Proponents of aggressive surveillance and counter-terrorism practices often claim they are necessary to protect our freedoms and democracy. I believe that is nonsense. I believe that such practices are greater threats to freedom and democracy themselves than the threats they’re designed to eliminate. Privacy and civil liberties have been eroded drastically during the so-called “war on terror.” As for democracy, how can democracy and public discourse about counter-terrorism occur when the federal government is concealing or even lying about its surveillance programs and the innocent deaths our actions are responsible for?
Over the last 12 years, I have many times felt embarrassed to be an American. Embarrassed to have a government that recklessly kills innocents, tortures prisoners, invades the privacy of its citizens, and misleads the public – all in the name of fighting terrorism.

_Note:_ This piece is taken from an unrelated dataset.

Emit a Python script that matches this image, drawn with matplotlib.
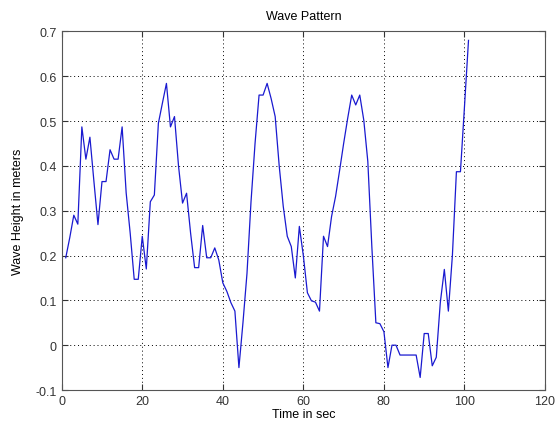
import matplotlib
matplotlib.use("Agg")
import matplotlib.pyplot as plt

time_sec = list(range(1, 102))
wave_height = [
    0.195, 0.24, 0.29, 0.27, 0.487, 0.415, 0.464, 0.365, 0.269, 0.365,
    0.365, 0.436, 0.415, 0.415, 0.487, 0.34, 0.25, 0.147, 0.147, 0.243,
    0.17, 0.32, 0.335, 0.495, 0.54, 0.584, 0.487, 0.51, 0.40, 0.317,
    0.339, 0.25, 0.173, 0.173, 0.267, 0.195, 0.195, 0.217, 0.19, 0.139,
    0.12, 0.095, 0.076, -0.05, 0.05, 0.16, 0.32, 0.45, 0.558, 0.558,
    0.584, 0.55, 0.51, 0.40, 0.31, 0.243, 0.22, 0.15, 0.265, 0.199,
    0.117, 0.099, 0.096, 0.076, 0.243, 0.22, 0.287, 0.332, 0.39, 0.45,
    0.506, 0.558, 0.536, 0.558, 0.502, 0.41, 0.22, 0.05, 0.048, 0.03,
    -0.05, 0.0, 0.0, -0.022, -0.022, -0.022, -0.022, -0.022, -0.072, 0.026,
    0.026, -0.046, -0.027, 0.095, 0.169, 0.076, 0.2, 0.387, 0.387, 0.532,
    0.68,
]
x_ticks = [0, 20, 40, 60, 80, 100, 120]
y_ticks = [-0.1, 0, 0.1, 0.2, 0.3, 0.4, 0.5, 0.6, 0.7]
y_tick_labels = ["-0.1", "0", "0.1", "0.2", "0.3", "0.4", "0.5", "0.6", "0.7"]

plt.rcParams['font.family'] = ['Liberation Sans', 'DejaVu Sans']
fig = plt.figure(figsize=(5.57, 4.31), dpi=100)
ax = fig.add_axes([0.1108, 0.0928, 0.8677, 0.832])
ax.plot(time_sec, wave_height, color='#1a1ad0', linewidth=0.9)
ax.set_xlim(0, 120)
ax.set_ylim(-0.1, 0.7)
ax.set_xticks(x_ticks)
ax.set_yticks(y_ticks)
ax.set_yticklabels(y_tick_labels)
ax.tick_params(direction='in', top=True, right=True, labelsize=9, length=4, width=0.8,
               colors='#333333')
ax.grid(True, linestyle=(0, (1, 3)), color='black', linewidth=0.7)
for s in ax.spines.values():
    s.set_linewidth(0.8)
    s.set_color('#555555')
ax.set_title("Wave Pattern", fontsize=9, pad=9)
ax.set_xlabel("Time in sec", fontsize=9, labelpad=1)
ax.set_ylabel("Wave Height in meters", fontsize=9, labelpad=8)
fig.savefig("out.png", dpi=100)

Embarrassed to have elected officials who pay lip service to the founding principles of liberty, freedom, and due process while simultaneously trampling all over them. However, I was very proud last week to watch a group of Congressmen from various states and backgrounds speaking spiritedly on the House floor against the suspicionless surveillance of every American.
The amendment these Congressmen supported, which would end the NSA’s dragnet surveillance of Americans, failed narrowly. However, I suspect that this type of reform is just beginning. I strongly urge you to join this reform and work towards restoring the United States’ place as a worldwide leader in freedom, liberty, and human rights.
I was expecting to end this blog post here. However, the morning after I wrote that letter, new information was released outlining an NSA program that monitors nearly everything Americans do on the internet, including e-mail and visiting websites. This information, of course, wasn’t released by the Obama administration or anyone within the NSA, but rather through leaks.
How quaint, then, that Tim Kaine’s letter insisted that the NSA does not “access private e-mails.” Or that Mike Rogers said that the NSA doesn’t collect e-mails and Michelle Bachmann claimed there is more information in the phone book than in the NSA database, both statements being made on the House floor moments before they voted to continue these programs.
I am outraged, and many other Americans are as well. I urge you to contact your representatives and demand that they join the fight against dragnet domestic surveillance. If they refuse, do your country a favor and vote them out of office in the coming election year.